I told myself I wanted to trust people again, and that I missed having friends. I reached out to some of my old friends, people who had always been there but who I had missed when I was so focused on the people who left me. I reconnected with some of my high school friends who were now working in the same city as me. I made new friends too, allowing myself to move past the idea that I was unworthy of love and friendship.
I told myself I wanted to pursue my passions again. I signed up for acting classes, focusing on voice acting and improv work, having been so inspired by the voice actors in Persona 5, especially Erica Lindbeck, the English voice actress for Futaba. I had always been interested in voice acting, but after playing Persona 5, the desire to pursue a passion that would hopefully inspire people in the way that Erica’s voice acting for Futaba had done for me was stronger than ever.

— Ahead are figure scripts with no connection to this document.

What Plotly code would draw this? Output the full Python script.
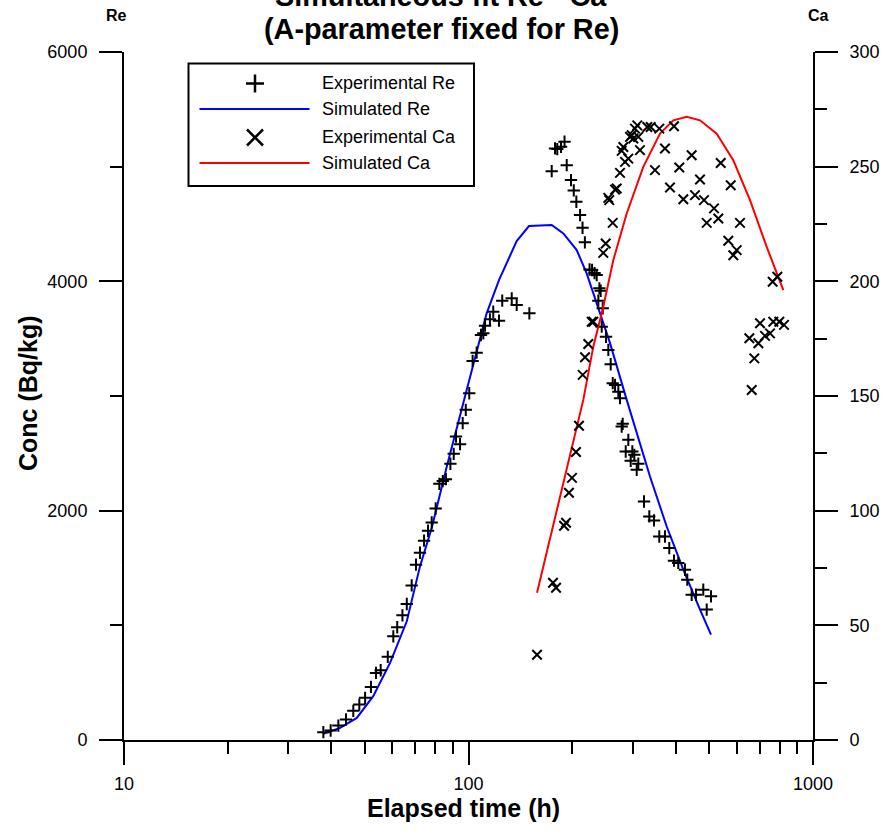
import plotly.graph_objects as go

# ---- data -------------------------------------------------------------
# Experimental Re (elapsed time h, concentration Bq/kg)
re_exp_t = [37.9, 39.8, 41.9, 44.1, 46.3, 48.2, 50.1, 52.1, 53.9, 55.6, 58.3, 60.5, 62.1,
            64.3, 66.2, 68.4, 70.4, 72.3, 74.3, 76.3, 78.2, 80.3, 82.3, 84.2, 86.0, 88.6,
            90.6, 92.0, 94.5, 96.2, 98.2, 100.5, 102.8, 105.6, 108.7, 110.4, 111.7, 115.4,
            118.0, 122.6, 125.3, 133.5, 138.0, 150.2, 174.4, 178.3, 181.0, 185.6, 190.0,
            192.8, 198.4, 202.1, 205.6, 210.8, 214.3, 217.7, 224.6, 228.4, 232.2, 235.6,
            239.8, 242.0, 238.2, 245.3, 243.6, 250.7, 254.6, 258.7, 262.2, 266.3, 272.2,
            275.3, 280.3, 278.4, 291.0, 286.0, 298.9, 302.9, 295.7, 311.1, 307.8, 323.2,
            334.8, 345.5, 357.9, 371.8, 382.7, 394.9, 406.4, 425.0, 431.6, 444.5, 457.5,
            480.3, 505.7, 491.4]
re_exp_c = [68, 83, 126, 179, 254, 309, 368, 463, 585, 608, 725, 904, 983,
            1087, 1186, 1348, 1529, 1633, 1738, 1825, 1897, 2019, 2234, 2258, 2275, 2409,
            2496, 2646, 2580, 2763, 2879, 3024, 3306, 3378, 3532, 3547, 3613, 3669,
            3735, 3657, 3831, 3852, 3794, 3721, 4961, 5159, 5153, 5173, 5218,
            5013, 4883, 4793, 4694, 4578, 4467, 4340, 4103, 4099, 4072, 4055,
            3939, 3918, 3831, 3765, 3605, 3517, 3402, 3277, 3112, 3097, 3038,
            2981, 2757, 2734, 2618, 2516, 2516, 2487, 2435, 2409, 2356, 2080,
            1950, 1915, 1775, 1775, 1674, 1564, 1544, 1485, 1398, 1267, 1267,
            1311, 1253, 1137]

# Simulated Re
re_sim_t = [37.9, 42.4, 47.4, 52.9, 59.2, 66.2, 72.3, 78.2, 86.5, 98.8, 112.9, 122.6,
            138.0, 149.8, 174.4, 188.5, 206.1, 220.3, 240.8, 257.4, 287.9, 336.4, 376.1,
            420.3, 469.9, 505.7]
re_sim_c = [54, 106, 193, 382, 672, 1035, 1514, 1848, 2385, 3053, 3721, 4011,
            4351, 4482, 4491, 4418, 4273, 4070, 3724, 3463, 2966, 2298, 1862,
            1485, 1137, 919]

# Experimental Ca (right axis)
ca_exp_t = [158.1, 175.9, 179.5, 189.4, 191.9, 195.7, 199.7, 205.1, 209.3, 214.5, 217.9,
            222.7, 227.9, 230.3, 246.2, 250.2, 262.2, 256.2, 254.6, 266.3, 269.3, 275.3,
            284.7, 291.0, 281.5, 278.4, 294.3, 297.7, 304.3, 309.0, 314.6, 311.1, 300.9,
            330.4, 338.0, 358.0, 347.8, 371.8, 394.9, 384.5, 409.2, 420.3, 444.5, 454.4,
            469.9, 482.6, 491.4, 516.0, 531.1, 539.7, 567.8, 577.0, 587.0, 600.5, 613.9,
            664.0, 653.4, 675.6, 693.9, 701.8, 725.6, 750.3, 766.9, 798.4, 823.8, 763.8,
            787.7]
ca_exp_c = [37.2, 68.6, 66.4, 93.4, 94.7, 107.8, 114.3, 125.6, 137.0, 159.2, 166.9,
            172.7, 182.4, 182.4, 212.4, 216.5, 225.5, 235.4, 236.4, 240.0, 240.5, 247.3,
            252.1, 253.5, 258.6, 256.9, 263.0, 263.7, 266.6, 268.0, 257.2, 263.0, 262.3,
            267.3, 267.3, 266.6, 248.5, 257.9, 267.6, 240.9, 249.6, 235.8, 255.0, 237.6,
            244.4, 235.4, 225.5, 231.8, 227.4, 251.6, 217.7, 241.9, 211.4, 213.6, 225.5,
            152.6, 175.2, 166.4, 173.0, 181.7, 176.2, 177.3, 182.4, 182.4, 181.0, 199.8,
            202.0]

# Simulated Ca (right axis)
ca_sim_t = [158.1, 170.7, 185.8, 201.3, 215.4, 230.3, 246.2, 263.3, 287.9, 321.7, 359.7,
            393.1, 430.0, 469.9, 525.4, 587.0, 656.4, 734.0, 820.0]
ca_sim_c = [64.2, 85.1, 109.1, 130.9, 148.3, 171.5, 188.9, 209.3, 229.6, 249.9, 264.4,
            270.2, 271.7, 270.2, 264.4, 252.8, 235.4, 215.0, 196.2]

x_tickvals = [10, 100, 1000]
x_minorvals = [20, 30, 40, 50, 60, 70, 80, 90, 200, 300, 400, 500, 600, 700, 800, 900]
re_tickvals = [0, 2000, 4000, 6000]
re_minorvals = [1000, 3000, 5000]
ca_tickvals = [0, 50, 100, 150, 200, 250, 300]
ca_minorvals = [25, 75, 125, 175, 225, 275]

# ---- figure ------------------------------------------------------------
W, H = 884, 830
ML, MR, MT, MB = 124, 71, 52, 90
PW, PH = W - ML - MR, H - MT - MB
FONT = "Liberation Sans, Arial, sans-serif"


def fx(x):
    return (x - ML) / PW


def fy(y):
    return (H - MB - y) / PH


fig = go.Figure()

fig.add_trace(go.Scatter(x=re_sim_t, y=re_sim_c, mode="lines",
                         line=dict(color="#0000FF", width=2), yaxis="y",
                         showlegend=False))
fig.add_trace(go.Scatter(x=re_exp_t, y=re_exp_c, mode="markers",
                         marker=dict(symbol="cross-thin", size=8.8,
                                     line=dict(color="black", width=2)),
                         yaxis="y", showlegend=False))
fig.add_trace(go.Scatter(x=ca_sim_t, y=ca_sim_c, mode="lines",
                         line=dict(color="#FF0000", width=2), yaxis="y2",
                         showlegend=False))
fig.add_trace(go.Scatter(x=ca_exp_t, y=ca_exp_c, mode="markers",
                         marker=dict(symbol="x-thin", size=9.5,
                                     line=dict(color="black", width=2)),
                         yaxis="y2", showlegend=False))

tickfont = dict(family=FONT, size=18, color="black")
common = dict(showline=True, linecolor="black", linewidth=2, ticks="outside",
              ticklen=23, tickwidth=2, tickcolor="black", showgrid=False,
              zeroline=False, tickfont=tickfont, automargin=False)

fig.update_layout(
    width=W, height=H,
    margin=dict(l=ML, r=MR, t=MT, b=MB, pad=0, autoexpand=False),
    plot_bgcolor="white", paper_bgcolor="white",
    showlegend=False,
    xaxis=dict(type="log", range=[1, 3], tickvals=x_tickvals,
               ticktext=[str(v) for v in x_tickvals],
               minor=dict(tickvals=x_minorvals, ticks="outside", ticklen=12,
                          tickwidth=2, tickcolor="black"),
               ticklabelstandoff=3, **common),
    yaxis=dict(range=[0, 6000], tickvals=re_tickvals,
               minor=dict(tickvals=re_minorvals, ticks="outside", ticklen=12,
                          tickwidth=2, tickcolor="black"),
               ticklabelstandoff=8, **common),
    yaxis2=dict(range=[0, 300], tickvals=ca_tickvals, overlaying="y", side="right",
                minor=dict(tickvals=ca_minorvals, ticks="outside", ticklen=12,
                           tickwidth=2, tickcolor="black"),
                ticklabelstandoff=8, **common),
)

ann = []
bold = dict(family=FONT, color="black")
# title (two lines)
ann.append(dict(text="<b>Simultaneous fit Re - Ca</b>", x=fx(441), y=fy(-4),
                font=dict(size=28.8, **bold)))
ann.append(dict(text="<b>(A-parameter fixed for Re)</b>", x=fx(441), y=fy(29),
                font=dict(size=28.8, **bold)))
# axis titles
ann.append(dict(text="<b>Elapsed time (h)</b>", x=fx(463), y=fy(808),
                font=dict(size=25, **bold)))
ann.append(dict(text="<b>Conc (Bq/kg)</b>", x=fx(28), y=fy(393), textangle=-90,
                font=dict(size=25, **bold)))
ann.append(dict(text="<b>Re</b>", x=fx(116), y=fy(16), font=dict(size=16, **bold)))
ann.append(dict(text="<b>Ca</b>", x=fx(818), y=fy(16), font=dict(size=16, **bold)))

# legend entries
legend_rows = [("Experimental Re", 83), ("Simulated Re", 109),
               ("Experimental Ca", 137), ("Simulated Ca", 163)]
for label, yy in legend_rows:
    ann.append(dict(text=label, x=fx(320), y=fy(yy), xanchor="left",
                    font=dict(family=FONT, size=18, color="black")))

for a in ann:
    a.setdefault("xanchor", "center")
    a.update(xref="paper", yref="paper", yanchor="middle", showarrow=False)
fig.update_layout(annotations=ann)

shapes = [dict(type="rect", xref="paper", yref="paper",
               x0=fx(188.5), x1=fx(474), y0=fy(63.5), y1=fy(186),
               line=dict(color="black", width=2), fillcolor="white", layer="above")]


def seg(x0, y0, x1, y1, color="black", width=2.5):
    return dict(type="line", xref="paper", yref="paper",
                x0=fx(x0), y0=fy(y0), x1=fx(x1), y1=fy(y1),
                line=dict(color=color, width=width), layer="above")


# legend symbols
shapes.append(seg(246, 83.5, 264, 83.5))
shapes.append(seg(255, 74.5, 255, 92.5))
shapes.append(seg(199.5, 109, 309.5, 109, "#0000FF", 2))
shapes.append(seg(247, 129.5, 263, 145.5))
shapes.append(seg(247, 145.5, 263, 129.5))
shapes.append(seg(199.5, 163, 309.5, 163, "#FF0000", 2))
fig.update_layout(shapes=shapes)

fig.write_html("out.html")
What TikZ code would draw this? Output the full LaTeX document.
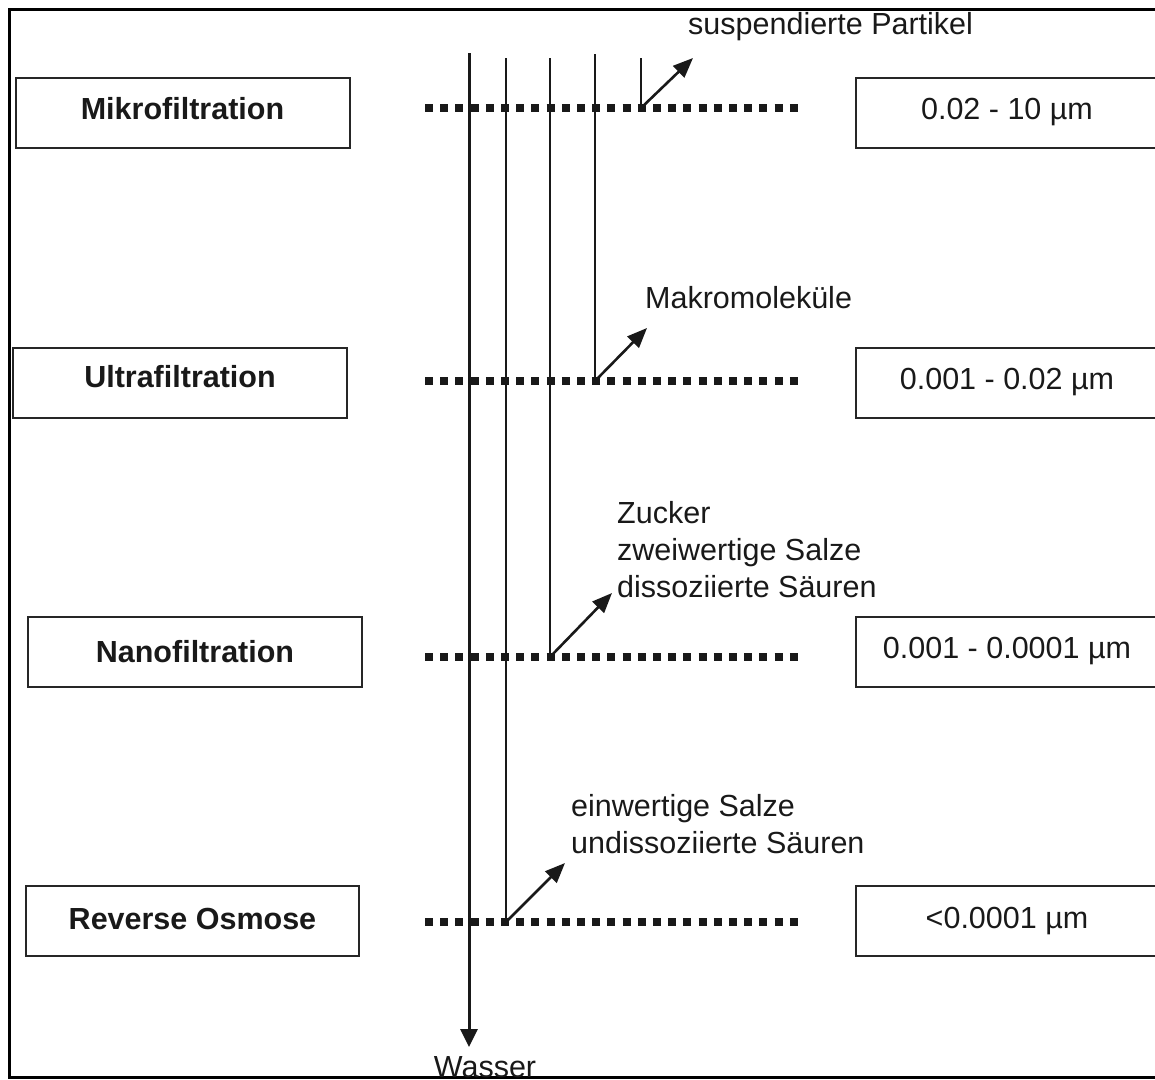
\documentclass[tikz,border=0pt]{standalone}
\usepackage{fontspec}
\setmainfont{Liberation Sans}
\usetikzlibrary{arrows.meta}
\begin{document}
\begin{tikzpicture}[x=1pt,y=-1pt,
  every node/.style={font=\fontsize{30.5}{36.6}\selectfont, inner sep=0pt, text=black!90},
  frame/.style={line width=3pt, black},
  procbox/.style={draw=black!85, line width=2pt, minimum width=334pt, minimum height=70pt,
    font=\fontsize{30.5}{36.6}\selectfont\bfseries},
  rangebox/.style={draw=black!85, line width=2pt, minimum width=302pt, minimum height=70pt},
  membrane/.style={line width=8pt, black!90, dash pattern=on 8pt off 7.2pt},
  water/.style={line width=3pt, black!90, -{Triangle[length=18pt,width=17pt]}},
  pathline/.style={line width=2pt, black!90},
  retained/.style={line width=2.6pt, black!90, -{Triangle[length=20pt,width=16pt]}},
  label/.style={anchor=base west, align=left}
]
\useasboundingbox (0,0) rectangle (1155,1079);
\clip (0,0) rectangle (1155,1079);

% frame
\draw[frame] (1170,9) -- (9,9) -- (9,1077) -- (1170,1077);

% process boxes
\node[procbox, text depth=10pt] (mf) at (182.5,113) {Mikrofiltration};
\node[procbox, text depth=14pt] (uf) at (180,383) {Ultrafiltration};
\node[procbox] (nf) at (195,652) {Nanofiltration};
\node[procbox, minimum width=333pt, text depth=4pt] (ro) at (192.5,921) {Reverse Osmose};

% range boxes
\node[rangebox] (rmf) at (1007,112.5) {0.02 - 10 µm};
\node[rangebox] (ruf) at (1007,382.5) {0.001 - 0.02 µm};
\node[rangebox] (rnf) at (1007,651.5) {0.001 - 0.0001 µm};
\node[rangebox] (rro) at (1007,920.5) {<0.0001 µm};

% membranes
\draw[membrane] (425,108) -- (798,108);
\draw[membrane] (425,381) -- (798,381);
\draw[membrane] (425,657) -- (798,657);
\draw[membrane] (425,922) -- (798,922);

% labels (base = baseline of last line)
\node[label] (lmf) at (688,34) {suspendierte Partikel};
\node[label] (luf) at (645,308) {Makromoleküle};
\node[label] (lnf) at (617,597) {Zucker\\zweiwertige Salze\\dissoziierte Säuren};
\node[label] (lro) at (571,853) {einwertige Salze\\undissoziierte Säuren};
\node[anchor=base] (wasser) at (485,1077) {Wasser};

% coordinates
\coordinate (wtop) at (469,53);
\coordinate (wtip) at (469,1047);
\coordinate (t1) at (641,58);  \coordinate (f1) at (641,108); \coordinate (a1) at (693,58);
\coordinate (t2) at (595,54);  \coordinate (f2) at (595,381); \coordinate (a2) at (647,328);
\coordinate (t3) at (550,58);  \coordinate (f3) at (550,657); \coordinate (a3) at (612,593);
\coordinate (t4) at (506,58);  \coordinate (f4) at (506,922); \coordinate (a4) at (565,863);

% water passes all
\draw[water] (wtop) -- (wtip);

% retained species
\draw[pathline] (t1) -- (f1);
\draw[retained] (f1) -- (a1);
\draw[pathline] (t2) -- (f2);
\draw[retained] (f2) -- (a2);
\draw[pathline] (t3) -- (f3);
\draw[retained] (f3) -- (a3);
\draw[pathline] (t4) -- (f4);
\draw[retained] (f4) -- (a4);
\end{tikzpicture}
\end{document}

I told myself that I wanted to find a job and make my own income. In August and September, once my brother’s cancer had become more stable and his hospital visits less frequent, I finally had the time and mental energy to do just that. I applied to and was hired by a number of online publications as a writer (including TheGamer!) and additionally started working as a production assistant at a casting office in New York City.
I told myself I wanted to give myself permission to have fun again. With my first paycheck, I bought myself a weekend pass to Anime NYC (which, at the time, was months away). I told myself if I could keep up the positive attitude and check off more little tasks on my own Promise List, Anime NYC could be my own finish line, like a final reward for completing the list.
When I went to Anime NYC in November, decked out in full Futaba cosplay, I remember wanting to cry. The overwhelming emotions of realizing how far I had come, standing in a convention hall with so many anime and video game fans, and knowing I would have never seen this if I had kept to my dark bedroom nearly had me in tears.
Nowadays, my brother is in remission and is doing just fine health-wise. My current circle of friends is wonderful and supportive of everything I love and do. I have an amazing job working as both a writer and in casting. I go to acting classes and auditions all the time and am currently working on my first voice over demo. And I’m happy - so freaking happy - all the time.
And I know that a huge reason for that is because of Futaba.
So, I want to end this with a personalized message to the best girl:
Futaba Sakura, I hope you have a wonderful birthday. Please continue to always be your beautiful, nerdy, and unapologetically wonderful self. I know you’ll continue to inspire people like me this year, and I can’t wait to watch it all unfold. Thank you from the bottom of my heart for inspiring me during the darkest time of my life. No words could ever truly convey just how grateful I am to have met you last summer. You taught me how to love myself again - and for that, I am eternally grateful.
PS - March 31 can’t come soon enough. I miss you, and can’t wait to see you again in Persona 5 Royal.